# Aim of the task
From the listing that follows, reproduce only the lines from the one holding "Convert this chart to matplotlib code." through the one holding "W, H = 845, 359", both included, with no pictures.

# Dataset records
-- -- --

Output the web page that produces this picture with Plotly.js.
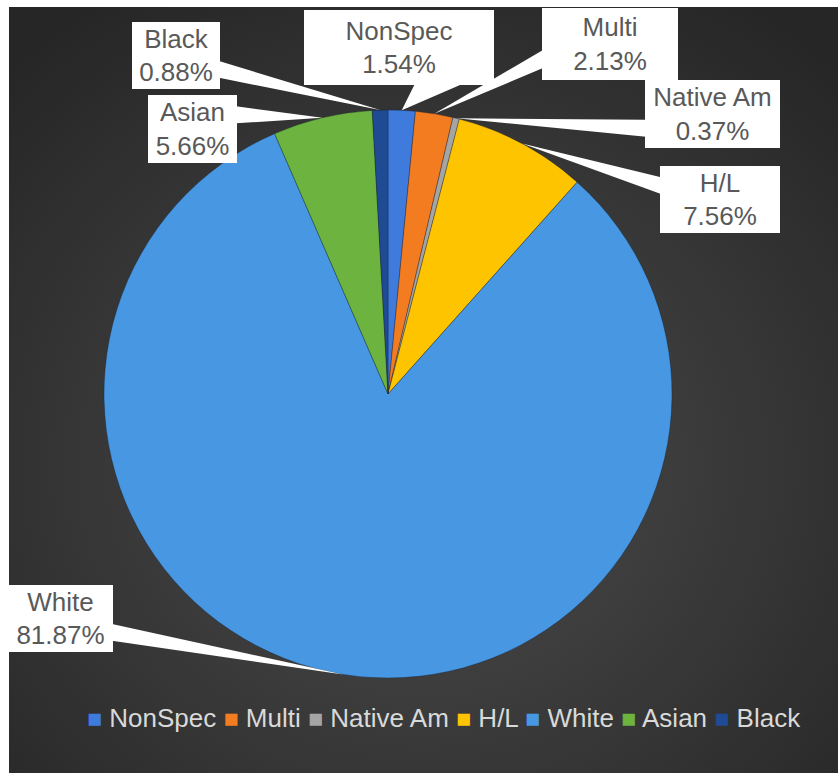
<!DOCTYPE html>
<html><head><meta charset="utf-8">
<script src="https://cdn.plot.ly/plotly-3.0.1.min.js"></script>
<style>
html,body{margin:0;padding:0;background:#ffffff;}
#wrap{position:relative;width:838px;height:773px;overflow:hidden;}
#bg{position:absolute;left:9px;top:7px;width:829px;height:766px;
 background:radial-gradient(ellipse 72% 72% at 50% 60%, #4b4b4b 0%, #3b3b3b 45%, #262626 100%);}
#chart{position:absolute;left:0;top:0;width:838px;height:773px;}
</style></head><body>
<div id="wrap"><div id="bg"></div><div id="chart"></div></div>
<script>
// ---- data ----
const categories = ['NonSpec', 'Multi', 'Native Am', 'H/L', 'White', 'Asian', 'Black'];
const values = [1.54, 2.13, 0.37, 7.56, 81.87, 5.66, 0.88];
const colors = ['#3f7bdc', '#f47c20', '#a5a5a5', '#ffc400', '#4797e2', '#6cb33f', '#1f4a94'];
const pctLabels = ['1.54%', '2.13%', '0.37%', '7.56%', '81.87%', '5.66%', '0.88%'];

// ---- layout constants (pixels) ----
const W = 838, H = 773;
const CX = 388, CY = 394, R = 284;
// label box: [centerX, centerY, width, height]
const boxes = [
  [399, 47.5, 190, 75],
  [610, 44, 136, 72],
  [712.5, 114, 135, 68],
  [720, 199.5, 120, 67],
  [60.5, 618.5, 105, 67],
  [192.5, 129, 89, 68],
  [176, 55.5, 88, 67]
];

const px = x => x / W;
const py = y => 1 - y / H;

const total = values.reduce((a, b) => a + b, 0);
let cum = 0;
const shapes = [];
const annotations = [];
values.forEach((v, i) => {
  const mid = (cum + v / 2) / total;
  cum += v;
  const ang = mid * 2 * Math.PI; // clockwise from top
  const tx = CX + R * Math.sin(ang);
  const ty = CY - R * Math.cos(ang);
  const [bx, by, bw, bh] = boxes[i];
  const l = bx - bw / 2, t = by - bh / 2;
  const dx = tx - bx, dy = ty - by;
  const dq = dx * bh / bw;
  let p1, p2;
  if (Math.abs(dy) > Math.abs(dq)) {
    const g1 = dx > 0 ? 7 : 2, g2 = dx > 0 ? 10 : 5;
    const ye = dy > 0 ? t + bh - 1 : t + 1;
    p1 = [l + bw * g1 / 12, ye]; p2 = [l + bw * g2 / 12, ye];
  } else {
    const g1 = dy > 0 ? 7 : 2, g2 = dy > 0 ? 10 : 5;
    const xe = dx > 0 ? l + bw - 1 : l + 1;
    p1 = [xe, t + bh * g1 / 12]; p2 = [xe, t + bh * g2 / 12];
  }
  shapes.push({
    type: 'path', xref: 'paper', yref: 'paper', layer: 'above',
    path: `M ${px(p1[0])},${py(p1[1])} L ${px(tx)},${py(ty)} L ${px(p2[0])},${py(p2[1])} Z`,
    fillcolor: '#ffffff', line: {width: 0}
  });
  annotations.push({
    xref: 'paper', yref: 'paper', x: px(bx), y: py(by),
    xanchor: 'center', yanchor: 'middle', showarrow: false,
    width: bw, height: bh, bgcolor: '#ffffff', borderpad: 0, borderwidth: 0,
    align: 'center', valign: 'middle',
    text: categories[i] + '<br>' + pctLabels[i],
    font: {family: 'Liberation Sans, Arial, sans-serif', size: 26, color: '#595959'}
  });
});

// custom legend line
const legendText = categories.map((c, i) =>
  `<span style="color:${colors[i]};font-size:25px">■</span> ${c}`).join(' ');
annotations.push({
  xref: 'paper', yref: 'paper', x: px(444), y: py(718),
  xanchor: 'center', yanchor: 'middle', showarrow: false,
  text: legendText,
  font: {family: 'Liberation Sans, Arial, sans-serif', size: 26, color: '#d9d9d9'}
});

const trace = {
  type: 'pie',
  labels: categories,
  values: values,
  sort: false,
  direction: 'clockwise',
  rotation: 0,
  textinfo: 'none',
  hoverinfo: 'label+percent',
  marker: {colors: colors, line: {color: 'rgba(20,30,50,0.35)', width: 1}},
  domain: {x: [px(CX - R), px(CX + R)], y: [py(CY + R), py(CY - R)]},
  showlegend: false
};

const layout = {
  width: W, height: H,
  margin: {l: 0, r: 0, t: 0, b: 0},
  paper_bgcolor: 'rgba(0,0,0,0)',
  plot_bgcolor: 'rgba(0,0,0,0)',
  showlegend: false,
  shapes: shapes,
  annotations: annotations
};

Plotly.newPlot('chart', [trace], layout, {displayModeBar: false, staticPlot: true});
</script>
</body></html>
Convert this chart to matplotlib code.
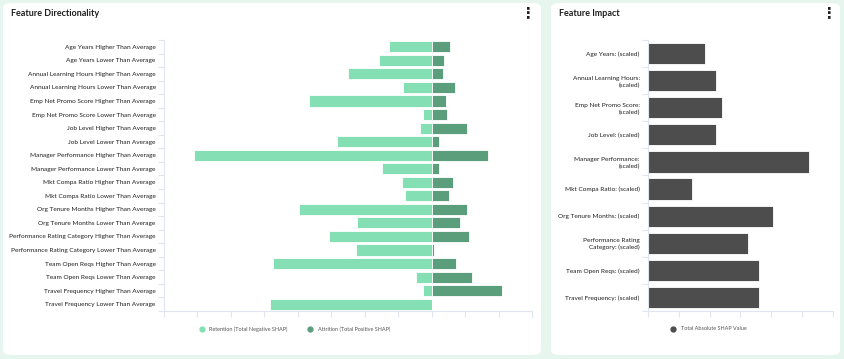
"""
Feature Directionality / Feature Impact dashboard cards.
"""

import matplotlib
matplotlib.use("Agg")
import matplotlib.pyplot as plt
import numpy as np
from matplotlib.lines import Line2D
from matplotlib.patches import FancyBboxPatch

plt.rcParams["font.family"] = ["Lato", "DejaVu Sans"]

# Left card: per-direction SHAP totals
DIR_LABELS = [
    "Age Years Higher Than Average",
    "Age Years Lower Than Average",
    "Annual Learning Hours Higher Than Average",
    "Annual Learning Hours Lower Than Average",
    "Emp Net Promo Score Higher Than Average",
    "Emp Net Promo Score Lower Than Average",
    "Job Level Higher Than Average",
    "Job Level Lower Than Average",
    "Manager Performance Higher Than Average",
    "Manager Performance Lower Than Average",
    "Mkt Compa Ratio Higher Than Average",
    "Mkt Compa Ratio Lower Than Average",
    "Org Tenure Months Higher Than Average",
    "Org Tenure Months Lower Than Average",
    "Performance Rating Category Higher Than Average",
    "Performance Rating Category Lower Than Average",
    "Team Open Reqs Higher Than Average",
    "Team Open Reqs Lower Than Average",
    "Travel Frequency Higher Than Average",
    "Travel Frequency Lower Than Average",
]
RETENTION = [-1.26, -1.57, -2.51, -0.85, -3.68, -0.25, -0.34, -2.83, -7.09, -1.47,
             -0.88, -0.81, -3.95, -2.23, -3.07, -2.25, -4.75, -0.47, -0.25, -4.82]
ATTRITION = [0.54, 0.36, 0.33, 0.70, 0.42, 0.47, 1.07, 0.21, 1.68, 0.21,
             0.64, 0.52, 1.06, 0.86, 1.13, 0.07, 0.74, 1.21, 2.10, 0.02]

# Right card: total absolute SHAP per feature
IMPACT_LABELS = [
    "Age Years: (scaled)",
    "Annual Learning Hours:\n(scaled)",
    "Emp Net Promo Score:\n(scaled)",
    "Job Level: (scaled)",
    "Manager Performance:\n(scaled)",
    "Mkt Compa Ratio: (scaled)",
    "Org Tenure Months: (scaled)",
    "Performance Rating\nCategory: (scaled)",
    "Team Open Reqs: (scaled)",
    "Travel Frequency: (scaled)",
]
IMPACT = [1.86, 2.20, 2.41, 2.22, 5.22, 1.43, 4.04, 3.25, 3.59, 3.59]

BG = "#E6F6EF"
AXIS_C = "#E1E5F2"
TEXT_C = "#1F1F1F"
RET_C = "#84E0B4"
ATT_C = "#5A9E7C"
IMP_C = "#4D4D4D"

W, H = 845, 359


def px_box(x0, y0, x1, y1):
    # pixel box (top-left origin) -> figure fraction [l, b, w, h]
    return [x0 / W, (H - y1) / H, (x1 - x0) / W, (y1 - y0) / H]


def style_axis(ax, n):
    ax.set_ylim(n - 0.5, -0.5)
    ax.set_facecolor("none")
    for side in ("top", "right"):
        ax.spines[side].set_visible(False)
    for side in ("left", "bottom"):
        ax.spines[side].set_color(AXIS_C)
        ax.spines[side].set_linewidth(0.8)
    ax.set_yticks(np.arange(n))
    ax.set_yticks(np.arange(-0.5, n, 1), minor=True)
    ax.tick_params(axis="y", which="major", length=0, pad=6, labelsize=4.65, labelcolor=TEXT_C)
    ax.tick_params(axis="y", which="minor", length=4, color=AXIS_C, width=0.8)
    ax.tick_params(axis="x", length=4, color=AXIS_C, width=0.8, labelbottom=False)


def card(fig, x0, y0, x1, y1, title, title_x, dots_x):
    l, b, w, h = px_box(x0, y0, x1, y1)
    fig.patches.append(FancyBboxPatch((l, b), w, h, boxstyle="round,pad=0,rounding_size=0.012",
                                      transform=fig.transFigure, facecolor="white",
                                      edgecolor="none", zorder=-5))
    fig.text(title_x / W, 1 - 13 / H, title, fontsize=6.5, fontweight="bold",
             color=TEXT_C, va="center", ha="left")
    fig.text(dots_x / W, 1 - 12.5 / H, "\u22EE", fontsize=10.5, fontweight="bold",
             color=TEXT_C, va="center", ha="center", family="DejaVu Sans")


def main() -> None:
    fig = plt.figure(figsize=(W / 100, H / 100), dpi=100)
    fig.patch.set_facecolor(BG)

    card(fig, 3, 3, 541, 355, "Feature Directionality", 11, 528)
    card(fig, 551, 3, 840, 355, "Feature Impact", 559, 829)

    # Left: diverging bars
    ax = fig.add_axes(px_box(164, 40, 532, 311))
    y = np.arange(len(DIR_LABELS))
    ax.barh(y, RETENTION, height=0.82, color=RET_C, edgecolor="white", linewidth=0.6)
    ax.barh(y, ATTRITION, height=0.82, color=ATT_C, edgecolor="white", linewidth=0.6)
    ax.set_xlim(-8, 3)
    ax.set_xticks(np.arange(-8, 4, 1))
    ax.set_yticklabels(DIR_LABELS)
    style_axis(ax, len(DIR_LABELS))

    handles = [
        Line2D([], [], marker="o", ls="", color=RET_C, markersize=3.5, label="Retention (Total Negative SHAP)"),
        Line2D([], [], marker="o", ls="", color=ATT_C, markersize=3.5, label="Attrition (Total Positive SHAP)"),
    ]
    fig.legend(handles=handles, loc="center", bbox_to_anchor=(293 / W, 1 - 329 / H), ncol=2,
               frameon=False, fontsize=4.0, handletextpad=0.4, columnspacing=3.0,
               labelcolor="#555555")

    # Right: total impact bars
    ax2 = fig.add_axes(px_box(648, 40, 833, 311))
    y2 = np.arange(len(IMPACT_LABELS))
    ax2.barh(y2, IMPACT, height=0.78, color=IMP_C, edgecolor="white", linewidth=0.6)
    ax2.set_xlim(0, 6)
    ax2.set_xticks(np.arange(0, 7, 1))
    ax2.set_yticklabels(IMPACT_LABELS, linespacing=1.3)
    style_axis(ax2, len(IMPACT_LABELS))

    fig.legend(handles=[Line2D([], [], marker="o", ls="", color=IMP_C, markersize=3.5,
                               label="Total Absolute SHAP Value")],
               loc="center", bbox_to_anchor=(707 / W, 1 - 329 / H), frameon=False,
               fontsize=4.0, handletextpad=0.4, labelcolor="#555555")

    fig.savefig("out.png", dpi=100, facecolor=BG)
    plt.close(fig)


if __name__ == "__main__":
    main()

-- -- --

# Exercise solution
Convert this chart to matplotlib code.
"""
Feature Directionality / Feature Impact dashboard cards.
"""

import matplotlib
matplotlib.use("Agg")
import matplotlib.pyplot as plt
import numpy as np
from matplotlib.lines import Line2D
from matplotlib.patches import FancyBboxPatch

plt.rcParams["font.family"] = ["Lato", "DejaVu Sans"]

# Left card: per-direction SHAP totals
DIR_LABELS = [
    "Age Years Higher Than Average",
    "Age Years Lower Than Average",
    "Annual Learning Hours Higher Than Average",
    "Annual Learning Hours Lower Than Average",
    "Emp Net Promo Score Higher Than Average",
    "Emp Net Promo Score Lower Than Average",
    "Job Level Higher Than Average",
    "Job Level Lower Than Average",
    "Manager Performance Higher Than Average",
    "Manager Performance Lower Than Average",
    "Mkt Compa Ratio Higher Than Average",
    "Mkt Compa Ratio Lower Than Average",
    "Org Tenure Months Higher Than Average",
    "Org Tenure Months Lower Than Average",
    "Performance Rating Category Higher Than Average",
    "Performance Rating Category Lower Than Average",
    "Team Open Reqs Higher Than Average",
    "Team Open Reqs Lower Than Average",
    "Travel Frequency Higher Than Average",
    "Travel Frequency Lower Than Average",
]
RETENTION = [-1.26, -1.57, -2.51, -0.85, -3.68, -0.25, -0.34, -2.83, -7.09, -1.47,
             -0.88, -0.81, -3.95, -2.23, -3.07, -2.25, -4.75, -0.47, -0.25, -4.82]
ATTRITION = [0.54, 0.36, 0.33, 0.70, 0.42, 0.47, 1.07, 0.21, 1.68, 0.21,
             0.64, 0.52, 1.06, 0.86, 1.13, 0.07, 0.74, 1.21, 2.10, 0.02]

# Right card: total absolute SHAP per feature
IMPACT_LABELS = [
    "Age Years: (scaled)",
    "Annual Learning Hours:\n(scaled)",
    "Emp Net Promo Score:\n(scaled)",
    "Job Level: (scaled)",
    "Manager Performance:\n(scaled)",
    "Mkt Compa Ratio: (scaled)",
    "Org Tenure Months: (scaled)",
    "Performance Rating\nCategory: (scaled)",
    "Team Open Reqs: (scaled)",
    "Travel Frequency: (scaled)",
]
IMPACT = [1.86, 2.20, 2.41, 2.22, 5.22, 1.43, 4.04, 3.25, 3.59, 3.59]

BG = "#E6F6EF"
AXIS_C = "#E1E5F2"
TEXT_C = "#1F1F1F"
RET_C = "#84E0B4"
ATT_C = "#5A9E7C"
IMP_C = "#4D4D4D"

W, H = 845, 359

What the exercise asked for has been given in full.